As printed in Plaintiff Magazine, March 2013
A last-minute flurry of activity before expert disclosure. One of the experts had a conflict—couldn’t make the trial. She suggested a colleague, “Outstanding, brilliant.” A phone call, a chat, he seemed great. In the midst of preparing for his deposition, the replacement paused. “I did tell you this was my first case, right?”
No. You didn’t.
Testifying experts start somewhere
Many lawyers run into situations where the person has expertise but lacks trial experience. Treating doctors are a classic example. Esoteric expertise—you need statistical regression (why, don’t ask—nor should you ask me what it is) and therefore a college professor—is another. The knowledge is there but the ability to communicate it in a litigation environment—and avoid pitfalls—is missing.
Taking notes during calls: Most people unfamiliar with litigation act like normal people. You call to talk to them. They start taking notes (to remember what you said). Know this. If you describe the case strategy or make an overly casual comment about opposing counsel (I know you’d never do this but someone out there might), the comment may live on. Nothing you say to a disclosed expert is privileged. That can hurt. Imagine: you may have to balance pulling the expert against turning over the information.

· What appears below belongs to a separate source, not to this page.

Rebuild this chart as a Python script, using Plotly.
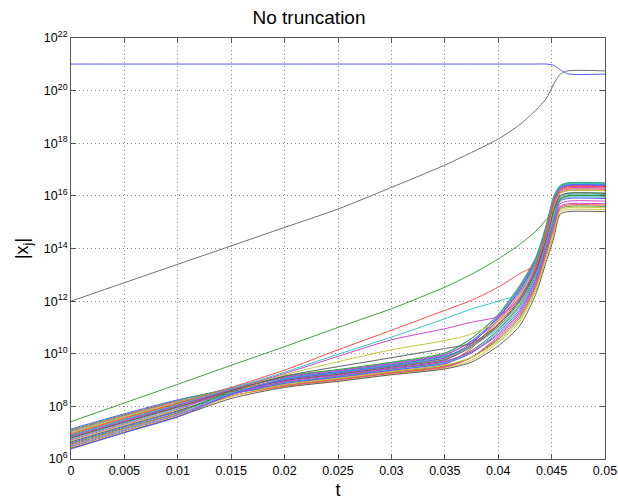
import plotly.graph_objects as go

# time grid (s)
T = [0, 0.005, 0.01, 0.015, 0.02, 0.025, 0.03, 0.035, 0.0375, 0.04, 0.042, 0.0435, 0.0445, 0.0452, 0.0458, 0.0465, 0.05]

# log10 |x_j|
BLUE_TOP = [21.01, 21.01, 21.01, 21.01, 21.01, 21.01, 21.01, 21.01, 21.01, 21.01, 21.01, 21.01, 21.01, 20.96, 20.80, 20.64, 20.63]
BLACK_TOP = [12.0, 12.7, 13.4, 14.1, 14.8, 15.5, 16.32, 17.17, 17.65, 18.16, 18.7, 19.25, 19.7, 20.25, 20.62, 20.75, 20.75]
GREEN_UP = [7.42, 8.13, 8.84, 9.56, 10.27, 11.0, 11.71, 12.53, 13.02, 13.6, 14.15, 14.65, 15.1, 15.45, 15.85, 16.0, 16.0]
RED_UP = [6.95, 7.55, 8.12, 8.72, 9.38, 10.15, 10.89, 11.65, 12.03, 12.53, 13.04, 13.4, 14.7, 15.85, 16.25, 16.35, 16.35]
CYAN_UP = [6.9, 7.5, 8.08, 8.68, 9.3, 9.98, 10.63, 11.33, 11.7, 12.0, 12.3, 13.5, 14.75, 15.9, 16.35, 16.45, 16.45]
MAGENTA_UP = [6.85, 7.45, 8.03, 8.65, 9.25, 9.9, 10.53, 10.95, 11.2, 11.42, 12.1, 13.3, 14.55, 15.7, 16.2, 16.3, 16.3]
YELLOW_UP = [7.0, 7.6, 8.14, 8.66, 9.2, 9.7, 10.15, 10.5, 10.75, 11.25, 12.2, 13.3, 14.5, 15.6, 16.1, 16.2, 16.2]
GREY_UP = [6.8, 7.4, 7.98, 8.6, 9.15, 9.51, 9.85, 10.2, 10.4, 11.1, 12.0, 13.1, 14.35, 15.45, 16.0, 16.1, 16.1]

BUNDLE = [
    [7.14, 7.72, 8.25, 8.65, 8.96, 9.20, 9.46, 9.75, 10.37, 11.44, 12.52, 13.58, 14.83, 15.92, 16.35, 16.45, 16.45],
    [7.10, 7.68, 8.22, 8.69, 9.06, 9.31, 9.58, 9.90, 10.32, 11.02, 11.98, 13.09, 14.34, 15.36, 16.00, 16.10, 16.10],
    [7.06, 7.65, 8.19, 8.57, 8.85, 9.09, 9.34, 9.60, 10.21, 11.32, 12.37, 13.44, 14.69, 15.76, 16.25, 16.35, 16.35],
    [7.03, 7.62, 8.16, 8.71, 9.13, 9.38, 9.66, 10.00, 10.58, 11.50, 12.60, 13.65, 14.90, 16.00, 16.40, 16.50, 16.50],
    [6.99, 7.58, 8.12, 8.50, 8.76, 9.00, 9.25, 9.48, 9.86, 10.66, 11.52, 12.67, 13.92, 14.88, 15.60, 15.70, 15.70],
    [6.96, 7.55, 8.09, 8.62, 9.00, 9.24, 9.51, 9.81, 10.32, 11.20, 12.21, 13.30, 14.55, 15.60, 16.20, 16.30, 16.30],
    [6.91, 7.50, 8.06, 8.56, 8.91, 9.15, 9.42, 9.69, 10.12, 10.90, 11.83, 12.95, 14.20, 15.20, 15.90, 16.00, 16.00],
    [6.88, 7.48, 8.03, 8.64, 9.09, 9.33, 9.61, 9.94, 10.49, 11.38, 12.45, 13.51, 14.76, 15.84, 16.32, 16.42, 16.42],
    [6.84, 7.43, 7.99, 8.48, 8.81, 9.04, 9.30, 9.54, 9.86, 10.54, 11.36, 12.53, 13.78, 14.72, 15.50, 15.60, 15.60],
    [6.80, 7.40, 7.96, 8.58, 9.02, 9.27, 9.54, 9.85, 10.32, 11.14, 12.14, 13.23, 14.48, 15.52, 16.15, 16.25, 16.25],
    [6.76, 7.36, 7.93, 8.50, 8.89, 9.13, 9.39, 9.66, 10.07, 10.84, 11.75, 12.88, 14.13, 15.12, 15.85, 15.95, 15.95],
    [6.72, 7.32, 7.89, 8.60, 9.11, 9.36, 9.63, 9.97, 10.46, 11.26, 12.29, 13.37, 14.62, 15.68, 16.28, 16.38, 16.38],
    [6.68, 7.29, 7.86, 8.40, 8.74, 8.97, 9.22, 9.45, 9.75, 10.42, 11.21, 12.39, 13.64, 14.56, 15.38, 15.48, 15.48],
    [6.65, 7.25, 7.83, 8.51, 8.98, 9.22, 9.49, 9.78, 10.26, 11.08, 12.06, 13.16, 14.41, 15.44, 16.10, 16.20, 16.20],
    [6.61, 7.22, 7.80, 8.45, 8.87, 9.11, 9.37, 9.63, 10.03, 10.78, 11.67, 12.81, 14.06, 15.04, 15.80, 15.90, 15.90],
    [6.57, 7.18, 7.76, 8.58, 9.15, 9.40, 9.68, 10.03, 10.59, 11.46, 12.55, 13.61, 14.86, 15.95, 16.38, 16.48, 16.48],
    [6.53, 7.14, 7.73, 8.38, 8.78, 9.02, 9.27, 9.51, 9.86, 10.60, 11.44, 12.60, 13.85, 14.80, 15.55, 15.65, 15.65],
    [6.49, 7.11, 7.70, 8.50, 9.04, 9.29, 9.56, 9.88, 10.28, 10.96, 11.90, 13.02, 14.27, 15.28, 15.95, 16.05, 16.05],
    [6.46, 7.07, 7.67, 8.44, 8.94, 9.18, 9.44, 9.72, 10.07, 10.72, 11.59, 12.74, 13.99, 14.96, 15.70, 15.80, 15.80],
    [6.42, 7.04, 7.63, 8.37, 8.83, 9.06, 9.32, 9.57, 9.86, 10.48, 11.28, 12.46, 13.71, 14.64, 15.45, 15.55, 15.55],
    [6.40, 7.01, 7.61, 8.30, 8.72, 8.95, 9.20, 9.42, 9.68, 10.30, 11.05, 12.25, 13.50, 14.40, 15.30, 15.40, 15.40],
    [6.38, 7.00, 7.60, 8.46, 9.02, 9.27, 9.54, 9.85, 10.41, 11.36, 12.41, 13.48, 14.73, 15.81, 16.30, 16.40, 16.40],
]

# MATLAB-like colour order (slightly lightened, as rendered)
COLORS = ["#5a5aff", "#3f9f3f", "#ff4a4a", "#33c4c4", "#cc44cc", "#c8c83a", "#606060"]

X_TICKS = [0, 0.005, 0.01, 0.015, 0.02, 0.025, 0.03, 0.035, 0.04, 0.045, 0.05]
X_TICK_TEXT = ["0", "0.005", "0.01", "0.015", "0.02", "0.025", "0.03", "0.035", "0.04", "0.045", "0.05"]
Y_EXPONENTS = [6, 8, 10, 12, 14, 16, 18, 20, 22]

fig = go.Figure()

def add(vals, color):
    fig.add_trace(go.Scatter(
        x=T, y=[10.0 ** v for v in vals], mode="lines",
        line=dict(color=color, width=1, shape="spline", smoothing=0.7),
        showlegend=False, hoverinfo="skip"))

for i, row in enumerate(BUNDLE):
    add(row, COLORS[i % len(COLORS)])

add(GREY_UP, COLORS[6])
add(YELLOW_UP, COLORS[5])
add(MAGENTA_UP, COLORS[4])
add(CYAN_UP, COLORS[3])
add(RED_UP, COLORS[2])
add(GREEN_UP, COLORS[1])
add(BLACK_TOP, "#707070")
add(BLUE_TOP, COLORS[0])

font_family = "Liberation Sans, Arial, Helvetica, sans-serif"

fig.update_layout(
    width=618, height=504,
    margin=dict(l=71, r=13, t=38, b=45, autoexpand=False),
    paper_bgcolor="white", plot_bgcolor="white",
    font=dict(family=font_family, size=12.5, color="black"),
    title=dict(text="No truncation", x=0.5, xanchor="center", y=0.965, yanchor="middle",
               font=dict(size=19, family=font_family)),
)

fig.update_xaxes(
    range=[0, 0.05], tickvals=X_TICKS, ticktext=X_TICK_TEXT, automargin=False,
    showline=True, linecolor="#555555", linewidth=1, mirror="ticks",
    ticks="inside", ticklen=5, tickcolor="#555555",
    showgrid=True, gridcolor="#8a8a8a", griddash="1px,3px", gridwidth=1,
    zeroline=False,
    title=dict(text="t", font=dict(size=18), standoff=6),
    tickfont=dict(size=12.5),
)

fig.update_yaxes(
    type="log", range=[6, 22], automargin=False,
    tickvals=[10.0 ** e for e in Y_EXPONENTS],
    ticktext=["10<sup>%d</sup>" % e for e in Y_EXPONENTS],
    showline=True, linecolor="#555555", linewidth=1, mirror="ticks",
    ticks="inside", ticklen=5, tickcolor="#555555",
    showgrid=True, gridcolor="#8a8a8a", griddash="1px,3px", gridwidth=1,
    zeroline=False,
    title=dict(text="|x<sub>j</sub>|", font=dict(size=18), standoff=10),
    tickfont=dict(size=12.5),
)

# remove the page's default body margin so the 618x504 figure fills the window exactly
fig.write_html("out.html",
               config={"displayModeBar": False},
               post_script="document.body.style.margin='0';document.body.style.overflow='hidden';")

Email banter: Email is outstanding. Rapid communication. The blessing is also its burden. People check email at all hours, frequently with a smart phone, and in who knows what state of sleep deprivation (or worse). Imagine the joy of opening an opposing expert’s file and finding an email string: “Tommy—read opposing expert’s depo. That guy’s an ass! You had him for lunch. The material I gave you really set him up. Lunch next week?”
Explain to your expert that jurors will see the emails and they therefore should have the same formality as a letter. An expert who appears invested in the outcome and too friendly with the lawyer will come across poorly.
Billing: Another potentially troubling area, specifically the descriptions of the work done. A chat with a fresh expert about this in advance is helpful. “Telephone conversation with plaintiff’s attorney” is sufficient. “An hour learning from lawyer how to demonstrate my knowledge to a jury” may be more detailed than is necessary.
Explain the obvious: This means obvious to you. Many of us have been doing this a long time. When you’ve been doing something a long time, there’s a lot that seems obvious. The problem is, it is not obvious to everyone. The most common example: the burden of proof. Most experts are unfamiliar with the legal standard in a civil case. The expert can’t help you unless you tell the expert what that standard is and that the opinions being rendered need to reach that standard.
Watch out for the overly helpful expert though. This is the expert who memorizes the phrase, “more likely true than not true,” and parrots it every other sentence.
Readying for deposition
You know your opposing counsel and that lawyer’s style. Make sure your expert knows his job is to answer the questions, not get riled by an argumentative attorney. The same preparation you do for a client can be useful for a first-time expert. Experts oftentimes have egos and can be more volatile than clients. Cover the basics. Stay calm. Answer the question. Support your answer with information (not, “Because I’m an expert and I say so.”)
Before the deposition, you should ask the expert to state to you her opinions, and the basis for those opinions. You’d be surprised how many experts are expecting detailed questions. When those experts meet a lawyer whose question is, “tell me all the opinions you intend to offer at trial,” the expert has difficulty.
Readying for trial
The expert needs to be an expert. The best way to do this is to be a teacher. Get the expert prepared for standing up out of the witness chair, using props like anatomical models or charts, and generally being professorial. But you also have to make sure their language is not too technical. If it is, ask them to explain the technical words when they appear.
The expert also needs to know the motions in limine rulings before taking the stand. A minor point, but frequently overlooked. You don’t want to open the door on evidence you fought hard to keep out (or risk a mistrial).
Playing to your advantage
We put the novice expert on the stand. We highlighted his lack of experience as a witness—to make him seem more credible than his veteran opponent. He wasn’t perfect. But his lack of polish made him believable. And at the end of the day, believability beats trial experience when the jurors render a verdict.